# MATERIAL:
— begin —
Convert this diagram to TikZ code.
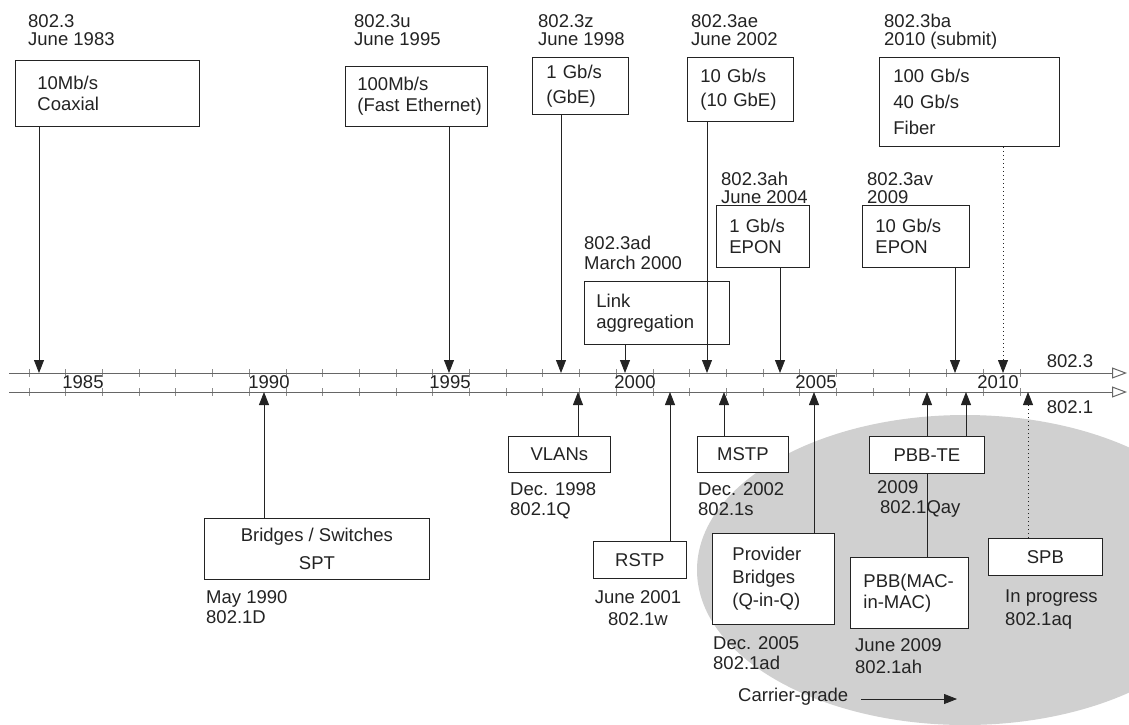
\documentclass[tikz,border=0pt]{standalone}
\usepackage{fontspec}
\setmainfont{Liberation Sans}
\usetikzlibrary{arrows.meta, positioning, calc}
\definecolor{carrier}{RGB}{208,208,208}
\definecolor{ink}{RGB}{35,35,35}

\begin{document}
\begin{tikzpicture}[x=1pt, y=-1pt]
\tikzset{box/.style={draw=ink, line width=0.8pt, fill=white, inner sep=0pt, anchor=north west, text=ink, font=\fontsize{18.5}{21}\selectfont},
  lbox/.style={box, align=left},
  cbox/.style={box, align=center},
  lbl/.style={inner sep=0pt, anchor=north west, align=left, text=ink, font=\fontsize{18.5}{20}\selectfont},
  toplbl/.style={lbl, font=\fontsize{18.5}{18}\selectfont},
  yr/.style={inner sep=0pt, text=ink, font=\fontsize{18.5}{20}\selectfont},
  arr/.style={draw=ink, line width=0.8pt, -{Triangle[length=13pt, width=10pt]}},
  dotarr/.style={arr, dash pattern=on 1.5pt off 2.5pt},
  axisline/.style={draw=black!60, line width=1pt, -{Triangle[open, length=15pt, width=11pt, fill=white]}},
  tick/.style={draw=black!45, line width=0.8pt}}
\useasboundingbox (0,0) rectangle (1129,724);
\clip (0,0) rectangle (1129,724);

% carrier-grade area
\fill[carrier] (965,570) ellipse [x radius=268pt, y radius=155pt];

% time axes
\coordinate (a3s) at (9,373); \coordinate (a3e) at (1127,373);
\coordinate (a1s) at (9,392); \coordinate (a1e) at (1127,392);
\foreach \i in {0,...,27} {
  \draw[tick] ({29+36.7*\i},369) -- ++(0,8);
  \draw[tick] ({29+36.7*\i},388) -- ++(0,8);
}
\draw[axisline] (a3s) -- (a3e);
\draw[axisline] (a1s) -- (a1e);
\foreach \y/\x in {1985/83, 1990/269, 1995/450, 2000/635, 2005/816, 2010/998}
  \node[yr] (y\y) at (\x,382) {\y};
\node[yr] (std3) at (1070,361) {802.3};
\node[yr] (std1) at (1070,407) {802.1};

% events on the axes
\coordinate (u83) at (39,373);  \coordinate (u95) at (449,373);
\coordinate (u98) at (561,373); \coordinate (u00) at (625,373);
\coordinate (u02) at (707,373); \coordinate (u04) at (780,373);
\coordinate (u09) at (955,373); \coordinate (u10) at (1003,373);
\coordinate (d90) at (264,392); \coordinate (d98) at (578,392);
\coordinate (d01) at (670,392); \coordinate (d02) at (724,392);
\coordinate (d05) at (814,392); \coordinate (d09a) at (927,392);
\coordinate (d09b) at (966,392); \coordinate (dspb) at (1028,392);

% 802.3
\node[toplbl] (l83) at (28,14) {802.3\\June 1983};
\node[lbox, text width=184pt, minimum height=66pt] (b83) at (15,60) {\hspace*{22pt}10Mb/s\\\hspace*{22pt}Coaxial};
\node[toplbl] (l95) at (354,14) {802.3u\\June 1995};
\node[lbox, text width=142pt, minimum height=60pt] (b95) at (345,66) {\hspace*{12pt}100Mb/s\\\hspace*{12pt}(Fast Ethernet)};
\node[toplbl] (l98) at (538,14) {802.3z\\June 1998};
\node[lbox, text width=96pt, minimum height=57pt] (b98) at (532,57) {\hspace*{14pt}1 Gb/s\\[4pt]\hspace*{14pt}(GbE)};
\node[toplbl] (l02) at (691,14) {802.3ae\\June 2002};
\node[lbox, text width=106pt, minimum height=64pt] (b02) at (687,57) {\hspace*{13pt}10 Gb/s\\[3pt]\hspace*{13pt}(10 GbE)};
\node[toplbl] (l10) at (884,14) {802.3ba\\2010 (submit)};
\node[lbox, text width=180pt, minimum height=89pt] (b10) at (879,57) {\hspace*{14pt}100 Gb/s\\[5pt]\hspace*{14pt}40 Gb/s\\[5pt]\hspace*{14pt}Fiber};
\node[toplbl] (l04) at (721,172) {802.3ah\\June 2004};
\node[lbox, text width=93pt, minimum height=62pt] (b04) at (716,205) {\hspace*{13pt}1 Gb/s\\\hspace*{13pt}EPON};
\node[toplbl] (l09) at (867,172) {802.3av\\2009};
\node[lbox, text width=107pt, minimum height=62pt] (b09) at (862,205) {\hspace*{13pt}10 Gb/s\\\hspace*{13pt}EPON};
\node[lbl] (l00) at (584,236) {802.3ad\\March 2000};
\node[lbox, text width=145pt, minimum height=63pt] (b00) at (584,281) {\hspace*{12pt}Link\\\hspace*{12pt}aggregation};

% 802.1
\node[cbox, minimum width=225pt, minimum height=61pt] (b90) at (204,518) {Bridges / Switches\\[7pt]SPT};
\node[lbl] (l90) at (206,590) {May 1990\\802.1D};
\node[cbox, minimum width=102pt, minimum height=36pt] (bvlan) at (508,436) {VLANs};
\node[lbl] (lvlan) at (510,482) {Dec. 1998\\802.1Q};
\node[cbox, minimum width=93pt, minimum height=37pt] (brstp) at (593,541) {RSTP};
\node[lbl, anchor=north, align=center, font=\fontsize{18.5}{22}\selectfont] (lrstp) at (638,590) {June 2001\\802.1w};
\node[cbox, minimum width=91pt, minimum height=36pt] (bmstp) at (697,436) {MSTP};
\node[lbl] (lmstp) at (698,482) {Dec. 2002\\802.1s};
\node[lbox, text width=122pt, minimum height=91pt] (bpb) at (712,533) {\hspace*{20pt}Provider\\[2pt]\hspace*{20pt}Bridges\\[2pt]\hspace*{20pt}(Q-in-Q)};
\node[lbl] (lpb) at (713,636) {Dec. 2005\\802.1ad};
\node[cbox, minimum width=115pt, minimum height=37pt] (bte) at (869,436) {PBB-TE};
\node[lbl] (lte) at (877,480) {2009\\\hspace*{3pt}802.1Qay};
\node[lbox, text width=118pt, minimum height=71pt] (bpbb) at (850,557) {\hspace*{13pt}PBB(MAC-\\\hspace*{13pt}in-MAC)};
\node[lbl, font=\fontsize{18.5}{22}\selectfont] (lpbb) at (855,638) {June 2009\\802.1ah};
\node[cbox, minimum width=114pt, minimum height=37pt] (bspb) at (988,538) {SPB};
\node[lbl, font=\fontsize{18.5}{23}\selectfont] (lspb) at (1005,590) {In progress\\802.1aq};
\node[yr, anchor=west] (cg) at (738,697) {Carrier-grade};
\coordinate (cgstart) at (861,699); \coordinate (cgend) at (957,699);

% connectors
\draw[arr] (b83.south -| u83) -- (u83);
\draw[arr] (b95.south -| u95) -- (u95);
\draw[arr] (b98.south -| u98) -- (u98);
\draw[arr] (b00.south -| u00) -- (u00);
\draw[arr] (b02.south -| u02) -- (u02);
\draw[arr] (b04.south -| u04) -- (u04);
\draw[arr] (b09.south -| u09) -- (u09);
\draw[dotarr] (b10.south -| u10) -- (u10);
\draw[arr] (b90.north -| d90) -- (d90);
\draw[arr] (bvlan.north -| d98) -- (d98);
\draw[arr] (brstp.north -| d01) -- (d01);
\draw[arr] (bmstp.north -| d02) -- (d02);
\draw[arr] (bpb.north -| d05) -- (d05);
\draw[draw=ink, line width=0.8pt] (bpbb.north -| d09a) -- (bte.south -| d09a);
\draw[arr] (bte.north -| d09a) -- (d09a);
\draw[arr] (bte.north -| d09b) -- (d09b);
\draw[dotarr] (bspb.north -| dspb) -- (dspb);
\draw[arr] (cgstart) -- (cgend);
\end{tikzpicture}
\end{document}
— end —
Leave out the pictures and give the listing above again exactly.

# WRITTEN RESPONSE:
Convert this diagram to TikZ code.
\documentclass[tikz,border=0pt]{standalone}
\usepackage{fontspec}
\setmainfont{Liberation Sans}
\usetikzlibrary{arrows.meta, positioning, calc}
\definecolor{carrier}{RGB}{208,208,208}
\definecolor{ink}{RGB}{35,35,35}

\begin{document}
\begin{tikzpicture}[x=1pt, y=-1pt]
\tikzset{box/.style={draw=ink, line width=0.8pt, fill=white, inner sep=0pt, anchor=north west, text=ink, font=\fontsize{18.5}{21}\selectfont},
  lbox/.style={box, align=left},
  cbox/.style={box, align=center},
  lbl/.style={inner sep=0pt, anchor=north west, align=left, text=ink, font=\fontsize{18.5}{20}\selectfont},
  toplbl/.style={lbl, font=\fontsize{18.5}{18}\selectfont},
  yr/.style={inner sep=0pt, text=ink, font=\fontsize{18.5}{20}\selectfont},
  arr/.style={draw=ink, line width=0.8pt, -{Triangle[length=13pt, width=10pt]}},
  dotarr/.style={arr, dash pattern=on 1.5pt off 2.5pt},
  axisline/.style={draw=black!60, line width=1pt, -{Triangle[open, length=15pt, width=11pt, fill=white]}},
  tick/.style={draw=black!45, line width=0.8pt}}
\useasboundingbox (0,0) rectangle (1129,724);
\clip (0,0) rectangle (1129,724);

% carrier-grade area
\fill[carrier] (965,570) ellipse [x radius=268pt, y radius=155pt];

% time axes
\coordinate (a3s) at (9,373); \coordinate (a3e) at (1127,373);
\coordinate (a1s) at (9,392); \coordinate (a1e) at (1127,392);
\foreach \i in {0,...,27} {
  \draw[tick] ({29+36.7*\i},369) -- ++(0,8);
  \draw[tick] ({29+36.7*\i},388) -- ++(0,8);
}
\draw[axisline] (a3s) -- (a3e);
\draw[axisline] (a1s) -- (a1e);
\foreach \y/\x in {1985/83, 1990/269, 1995/450, 2000/635, 2005/816, 2010/998}
  \node[yr] (y\y) at (\x,382) {\y};
\node[yr] (std3) at (1070,361) {802.3};
\node[yr] (std1) at (1070,407) {802.1};

% events on the axes
\coordinate (u83) at (39,373);  \coordinate (u95) at (449,373);
\coordinate (u98) at (561,373); \coordinate (u00) at (625,373);
\coordinate (u02) at (707,373); \coordinate (u04) at (780,373);
\coordinate (u09) at (955,373); \coordinate (u10) at (1003,373);
\coordinate (d90) at (264,392); \coordinate (d98) at (578,392);
\coordinate (d01) at (670,392); \coordinate (d02) at (724,392);
\coordinate (d05) at (814,392); \coordinate (d09a) at (927,392);
\coordinate (d09b) at (966,392); \coordinate (dspb) at (1028,392);

% 802.3
\node[toplbl] (l83) at (28,14) {802.3\\June 1983};
\node[lbox, text width=184pt, minimum height=66pt] (b83) at (15,60) {\hspace*{22pt}10Mb/s\\\hspace*{22pt}Coaxial};
\node[toplbl] (l95) at (354,14) {802.3u\\June 1995};
\node[lbox, text width=142pt, minimum height=60pt] (b95) at (345,66) {\hspace*{12pt}100Mb/s\\\hspace*{12pt}(Fast Ethernet)};
\node[toplbl] (l98) at (538,14) {802.3z\\June 1998};
\node[lbox, text width=96pt, minimum height=57pt] (b98) at (532,57) {\hspace*{14pt}1 Gb/s\\[4pt]\hspace*{14pt}(GbE)};
\node[toplbl] (l02) at (691,14) {802.3ae\\June 2002};
\node[lbox, text width=106pt, minimum height=64pt] (b02) at (687,57) {\hspace*{13pt}10 Gb/s\\[3pt]\hspace*{13pt}(10 GbE)};
\node[toplbl] (l10) at (884,14) {802.3ba\\2010 (submit)};
\node[lbox, text width=180pt, minimum height=89pt] (b10) at (879,57) {\hspace*{14pt}100 Gb/s\\[5pt]\hspace*{14pt}40 Gb/s\\[5pt]\hspace*{14pt}Fiber};
\node[toplbl] (l04) at (721,172) {802.3ah\\June 2004};
\node[lbox, text width=93pt, minimum height=62pt] (b04) at (716,205) {\hspace*{13pt}1 Gb/s\\\hspace*{13pt}EPON};
\node[toplbl] (l09) at (867,172) {802.3av\\2009};
\node[lbox, text width=107pt, minimum height=62pt] (b09) at (862,205) {\hspace*{13pt}10 Gb/s\\\hspace*{13pt}EPON};
\node[lbl] (l00) at (584,236) {802.3ad\\March 2000};
\node[lbox, text width=145pt, minimum height=63pt] (b00) at (584,281) {\hspace*{12pt}Link\\\hspace*{12pt}aggregation};

% 802.1
\node[cbox, minimum width=225pt, minimum height=61pt] (b90) at (204,518) {Bridges / Switches\\[7pt]SPT};
\node[lbl] (l90) at (206,590) {May 1990\\802.1D};
\node[cbox, minimum width=102pt, minimum height=36pt] (bvlan) at (508,436) {VLANs};
\node[lbl] (lvlan) at (510,482) {Dec. 1998\\802.1Q};
\node[cbox, minimum width=93pt, minimum height=37pt] (brstp) at (593,541) {RSTP};
\node[lbl, anchor=north, align=center, font=\fontsize{18.5}{22}\selectfont] (lrstp) at (638,590) {June 2001\\802.1w};
\node[cbox, minimum width=91pt, minimum height=36pt] (bmstp) at (697,436) {MSTP};
\node[lbl] (lmstp) at (698,482) {Dec. 2002\\802.1s};
\node[lbox, text width=122pt, minimum height=91pt] (bpb) at (712,533) {\hspace*{20pt}Provider\\[2pt]\hspace*{20pt}Bridges\\[2pt]\hspace*{20pt}(Q-in-Q)};
\node[lbl] (lpb) at (713,636) {Dec. 2005\\802.1ad};
\node[cbox, minimum width=115pt, minimum height=37pt] (bte) at (869,436) {PBB-TE};
\node[lbl] (lte) at (877,480) {2009\\\hspace*{3pt}802.1Qay};
\node[lbox, text width=118pt, minimum height=71pt] (bpbb) at (850,557) {\hspace*{13pt}PBB(MAC-\\\hspace*{13pt}in-MAC)};
\node[lbl, font=\fontsize{18.5}{22}\selectfont] (lpbb) at (855,638) {June 2009\\802.1ah};
\node[cbox, minimum width=114pt, minimum height=37pt] (bspb) at (988,538) {SPB};
\node[lbl, font=\fontsize{18.5}{23}\selectfont] (lspb) at (1005,590) {In progress\\802.1aq};
\node[yr, anchor=west] (cg) at (738,697) {Carrier-grade};
\coordinate (cgstart) at (861,699); \coordinate (cgend) at (957,699);

% connectors
\draw[arr] (b83.south -| u83) -- (u83);
\draw[arr] (b95.south -| u95) -- (u95);
\draw[arr] (b98.south -| u98) -- (u98);
\draw[arr] (b00.south -| u00) -- (u00);
\draw[arr] (b02.south -| u02) -- (u02);
\draw[arr] (b04.south -| u04) -- (u04);
\draw[arr] (b09.south -| u09) -- (u09);
\draw[dotarr] (b10.south -| u10) -- (u10);
\draw[arr] (b90.north -| d90) -- (d90);
\draw[arr] (bvlan.north -| d98) -- (d98);
\draw[arr] (brstp.north -| d01) -- (d01);
\draw[arr] (bmstp.north -| d02) -- (d02);
\draw[arr] (bpb.north -| d05) -- (d05);
\draw[draw=ink, line width=0.8pt] (bpbb.north -| d09a) -- (bte.south -| d09a);
\draw[arr] (bte.north -| d09a) -- (d09a);
\draw[arr] (bte.north -| d09b) -- (d09b);
\draw[dotarr] (bspb.north -| dspb) -- (dspb);
\draw[arr] (cgstart) -- (cgend);
\end{tikzpicture}
\end{document}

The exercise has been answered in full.